Qué ven mis ojos

El 2 de octubre sabremos para qué es ya demasiado tarde

“Lo contrario de que la vida dé muchas vueltas es que se mueva en círculos”.

¿Qué es la normalidad? Algo muy raro, cuando la invocan las dos partes en conflicto que estos días pelean en Cataluña y que dejan claro por qué se ha elegido para este movimiento de tierras político el nombre de una novela de Kafka: El proceso. A los medios de comunicación les ha dado por describir esta pelea de tasca con aromas de duelo al sol como "un choque de trenes", pero a mí me parecen más bien diligencias del oeste llenas de vaqueros con andares presuntuosos, espuelas en las botas y una soga para cazar a lazo a quien se les ponga a tiro y marcarlo con el hierro de su ganadería.

Unos juran sobre siete biblias que habrá un referéndum el próximo 1 de octubre, que saltarán todas las vallas que les pongan en el camino y que si les meten un palo en la rueda, pondrán la de repuesto. Los otros, que están acuartelados y listos para defender el orden establecido que quieren saltarse a la torera los insurrectos, y que les pararán los pies con cualquier solución judicial, policial o del tipo que sea, con tal de no permitir que se abra una puerta de servicio en este oscuro callejón sin salida. No deben ser muy listos, cuando tras esta Guerra de los Siete Años lo único que han conseguido es hacer cada uno más fuerte al otro: si ya es un tópico que el PP se ha convertido en una fábrica de independentistas; también parece evidente que los aires que llegan de Barcelona son oxígeno para los habitantes de la calle Génova: las banderas del enemigo no dejan ver el bosque.

No sabemos cómo va a acabar esto, pero sí cuándo empezó: en 2010, cuando el PP maniobró para romper el pacto constitucional, vulnerar el Estatut y conseguir que pasara justo lo que está pasando. Lo hizo por un puñado de votos. A río revuelto, ganancia de pescadores, debieron pensar. Ahora, con el agua al cuello y mientras echan gasolina al fuego para tratar de apagarlo, muy probablemente firmarían volver a dejar las cosas igual que estaban en aquel momento. Pero ya es demasiado tarde para una segunda oportunidad.

No es una bandera, es una cortina de humo

Si no fuera porque es un drama, el 1-O sería un chiste. No descartemos reír por no llorar, ante el espectáculo de variedades de un referéndum cogido con pinzas por el Parlament, impuesto por una mayoría insuficiente que ha pasado por encima de sus propios sistemas de regulación como un cortacésped sobre un ramo de ginestas amarillas y que quiere llevarse a cabo con papeletas impresas en casa y urnas de cartón, en edificios públicos que tienen prohibido colaborar con semejante pandemónium y sin garantías de ninguna clase.
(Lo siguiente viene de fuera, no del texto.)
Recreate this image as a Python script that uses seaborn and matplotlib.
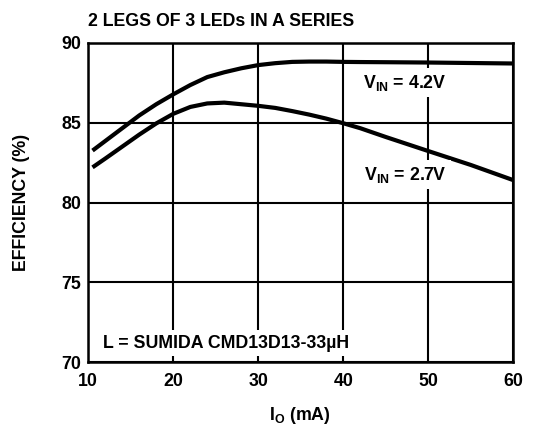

Si hay una película, que la protagonicen Pajares y Esteso.

¿Quién puede discutir el derecho de los catalanes a expresar sus deseos? Nadie sensato. Pero hay que hacerlo bien y además lo tienen que hacer otros: a estos no hace falta que los inhabiliten, ya lo han hecho ellos solos. En mitad y a la vez al margen del combate, la alcaldesa Ada Colau parece la única sensata: a ella, dice, le gustaría que se votara, pero no poniéndose al Tribunal Constitucional por montera ni en riesgo a sus funcionarios y su propia carrera. Además, cómo no entenderla: elegir entre Rajoy y Puigdemont es como hacerlo entre el hambre y las ganas de comer. Yo también me negaría.

El 2 de octubre tendrán que cambiar las cosas, pero la pregunta es: ¿quién va a cambiarlas? Ya sabemos una cosa: los que han creado el problema no tienen la solución.